Applications in Deeplearning.ai

While I could see myself using some code snippets from Deeplearning.ai (provided I downloaded them), I have not been able to easily translate the Deeplearning.ai code I’ve written into projects I’m working on. Deeplearning.ai also spends a lot more time teaching theory, especially early, and has yet to release their computer vision and sequence model components, so this will probably change soon.

Winner: Fast.ai since I am using code I’ve written there in projects already, whereas Deeplearning.ai code is mainly about learning the theory until their more application driven courses are released.

Portability

Portability of Fast.ai

Assuming you have access to a machine with GPU, this code is super portable, as you will be developing it all locally or on your own cloud box, and you will be developing modular solutions for real deep learning problems that you will continue to build on through out the course, within jupyter notebooks.

Portability of Deeplearning.ai

Deeplearning.ai really pales in comparison to Fast.ai here, for several reasons:

  1. They wiped my homework notebook clean without prior notice when I stopped paying the monthly fee.
  2. Since all your work is in their cloud, you need to explicitly download each Jupyter notebook of your homework before it is wiped.
  3. I don’t find the code that applicable/extendable to the projects I’ve been doing in industry/academia.

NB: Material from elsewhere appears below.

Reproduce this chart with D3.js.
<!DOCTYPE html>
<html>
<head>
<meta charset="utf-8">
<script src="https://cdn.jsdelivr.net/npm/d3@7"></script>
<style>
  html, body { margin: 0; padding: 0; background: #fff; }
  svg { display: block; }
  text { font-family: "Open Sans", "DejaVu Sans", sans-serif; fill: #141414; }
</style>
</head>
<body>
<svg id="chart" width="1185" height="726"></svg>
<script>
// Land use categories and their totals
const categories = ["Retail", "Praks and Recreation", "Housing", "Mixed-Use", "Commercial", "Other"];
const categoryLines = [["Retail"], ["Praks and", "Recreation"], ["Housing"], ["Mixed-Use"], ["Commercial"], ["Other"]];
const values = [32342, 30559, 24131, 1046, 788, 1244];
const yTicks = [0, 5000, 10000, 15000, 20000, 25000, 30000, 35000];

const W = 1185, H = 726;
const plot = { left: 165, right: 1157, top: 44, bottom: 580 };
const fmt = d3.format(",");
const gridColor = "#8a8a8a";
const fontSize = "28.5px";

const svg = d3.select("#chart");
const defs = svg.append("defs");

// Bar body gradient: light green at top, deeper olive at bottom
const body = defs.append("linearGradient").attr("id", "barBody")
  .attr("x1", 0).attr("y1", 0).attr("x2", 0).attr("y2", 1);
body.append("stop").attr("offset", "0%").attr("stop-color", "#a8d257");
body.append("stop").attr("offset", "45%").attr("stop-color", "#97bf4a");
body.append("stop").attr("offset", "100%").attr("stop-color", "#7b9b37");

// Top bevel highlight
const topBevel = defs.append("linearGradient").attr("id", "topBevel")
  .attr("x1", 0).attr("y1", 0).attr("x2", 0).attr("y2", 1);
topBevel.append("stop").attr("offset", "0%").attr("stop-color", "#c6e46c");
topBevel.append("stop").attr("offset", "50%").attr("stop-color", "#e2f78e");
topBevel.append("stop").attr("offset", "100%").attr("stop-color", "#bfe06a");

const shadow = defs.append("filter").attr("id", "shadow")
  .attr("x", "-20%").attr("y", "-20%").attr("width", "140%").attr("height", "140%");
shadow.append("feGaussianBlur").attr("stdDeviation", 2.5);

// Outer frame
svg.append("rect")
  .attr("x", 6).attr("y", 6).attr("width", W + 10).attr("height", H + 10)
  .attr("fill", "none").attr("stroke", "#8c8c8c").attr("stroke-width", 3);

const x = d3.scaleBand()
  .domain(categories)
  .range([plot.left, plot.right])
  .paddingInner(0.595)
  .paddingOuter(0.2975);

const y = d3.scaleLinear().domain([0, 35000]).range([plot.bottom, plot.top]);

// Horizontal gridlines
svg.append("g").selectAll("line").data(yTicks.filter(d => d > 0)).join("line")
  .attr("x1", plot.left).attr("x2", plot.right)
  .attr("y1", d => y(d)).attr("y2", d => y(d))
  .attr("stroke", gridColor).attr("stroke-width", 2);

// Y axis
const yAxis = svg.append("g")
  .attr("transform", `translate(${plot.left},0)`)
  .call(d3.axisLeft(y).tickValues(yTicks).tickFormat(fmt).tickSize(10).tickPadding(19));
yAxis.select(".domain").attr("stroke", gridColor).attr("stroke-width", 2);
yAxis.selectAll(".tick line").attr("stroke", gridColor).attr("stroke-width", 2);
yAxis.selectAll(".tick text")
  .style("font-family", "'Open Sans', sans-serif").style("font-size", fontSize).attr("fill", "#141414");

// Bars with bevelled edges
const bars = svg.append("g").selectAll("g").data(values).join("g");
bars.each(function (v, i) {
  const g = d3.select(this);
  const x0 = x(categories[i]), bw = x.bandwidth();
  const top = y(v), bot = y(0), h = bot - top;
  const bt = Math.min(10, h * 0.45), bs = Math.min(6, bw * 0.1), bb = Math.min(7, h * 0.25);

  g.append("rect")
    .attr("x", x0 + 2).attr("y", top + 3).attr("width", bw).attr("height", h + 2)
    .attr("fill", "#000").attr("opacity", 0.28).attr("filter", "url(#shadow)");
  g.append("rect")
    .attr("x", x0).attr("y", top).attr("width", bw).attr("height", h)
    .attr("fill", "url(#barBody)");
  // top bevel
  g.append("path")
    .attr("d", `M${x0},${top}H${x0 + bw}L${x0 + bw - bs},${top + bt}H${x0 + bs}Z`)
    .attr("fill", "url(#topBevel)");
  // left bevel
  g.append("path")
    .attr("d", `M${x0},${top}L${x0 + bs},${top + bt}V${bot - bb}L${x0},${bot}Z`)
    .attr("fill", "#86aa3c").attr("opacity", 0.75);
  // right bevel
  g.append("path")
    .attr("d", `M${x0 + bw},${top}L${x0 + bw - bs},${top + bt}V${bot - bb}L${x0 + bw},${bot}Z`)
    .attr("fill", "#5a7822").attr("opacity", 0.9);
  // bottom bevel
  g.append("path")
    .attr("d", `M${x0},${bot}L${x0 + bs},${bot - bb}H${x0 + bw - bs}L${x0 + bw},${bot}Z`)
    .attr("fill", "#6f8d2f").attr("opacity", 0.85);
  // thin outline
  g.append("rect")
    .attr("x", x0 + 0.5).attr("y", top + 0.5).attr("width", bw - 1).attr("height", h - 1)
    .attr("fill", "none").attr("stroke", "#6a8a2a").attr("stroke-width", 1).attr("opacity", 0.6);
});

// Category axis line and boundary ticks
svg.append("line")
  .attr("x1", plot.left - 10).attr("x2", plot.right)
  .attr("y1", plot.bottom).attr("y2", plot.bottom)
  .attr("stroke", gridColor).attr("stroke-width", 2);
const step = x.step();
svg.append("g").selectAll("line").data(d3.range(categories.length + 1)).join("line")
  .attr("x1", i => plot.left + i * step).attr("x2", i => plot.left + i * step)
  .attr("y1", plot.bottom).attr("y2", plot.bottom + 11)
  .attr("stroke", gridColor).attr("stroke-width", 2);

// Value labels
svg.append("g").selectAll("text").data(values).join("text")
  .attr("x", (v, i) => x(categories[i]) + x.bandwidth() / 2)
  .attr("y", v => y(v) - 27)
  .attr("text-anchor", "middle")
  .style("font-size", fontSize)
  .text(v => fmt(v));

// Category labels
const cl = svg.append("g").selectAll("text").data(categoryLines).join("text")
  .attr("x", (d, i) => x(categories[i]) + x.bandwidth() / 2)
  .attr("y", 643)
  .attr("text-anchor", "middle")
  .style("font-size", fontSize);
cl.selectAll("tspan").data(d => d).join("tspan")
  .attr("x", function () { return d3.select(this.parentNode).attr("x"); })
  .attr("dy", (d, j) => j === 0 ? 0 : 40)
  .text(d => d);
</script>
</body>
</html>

Winner: Fast.ai hands down is here with reusable, extendable code provided you have a machine to run it on to begin with.

Accessibility

Accessibility of Fast.ai

I would say Fast.ai is super accessible as far as teaching style and language choice (Keras and now Pytorch which they will use in the future, are a lot more accessible than Tensorflow), so as long as you can afford to rent an AWS GPU box and figure out how to run their environment installation script on it or have a deep learning rig already (I do), it is a very accessible introduction.

Accessibility of Deeplearning.ai

One way Deeplearning.ai makes itself super accessible is by hosting cloud Jupyter notebooks for you to do all your work in. This made the class pretty frictionless to start on, and is why I started it first.

By pretty frictionless, I do imply there is still friction, which is true. One of the big turnoffs of mine towards this class is that they ghost auditing it. By ghost I mean that when I and several other of my peers first tried to take this class, they did not show auditing as an option, but when we came back to the site through a search engine, the auditing option appeared on the site. I believe this will inhibit many people who want to take the class, but can’t afford the $50 a month cost, from taking it.

Also, at this point I am not convinced learning Tensorflow is the best way to learn deep learning, the syntax is highly nuanced and takes time to grasp that one could be spending learning more about the concepts.

Winner: Fast.ai if you can access a GPU machine, Deeplearning.ai if you cannot.

_Conclusion_I ultimately think this is a trick question, even though Fast.ai did win on the personal evaluation scale I chose to evaluate the courses and I’ve spoken to several people who regret not starting with Fast.ai. I think some combination of both courses, fast.ai for applications and deeplearning.ai for theory, is the optimal use case.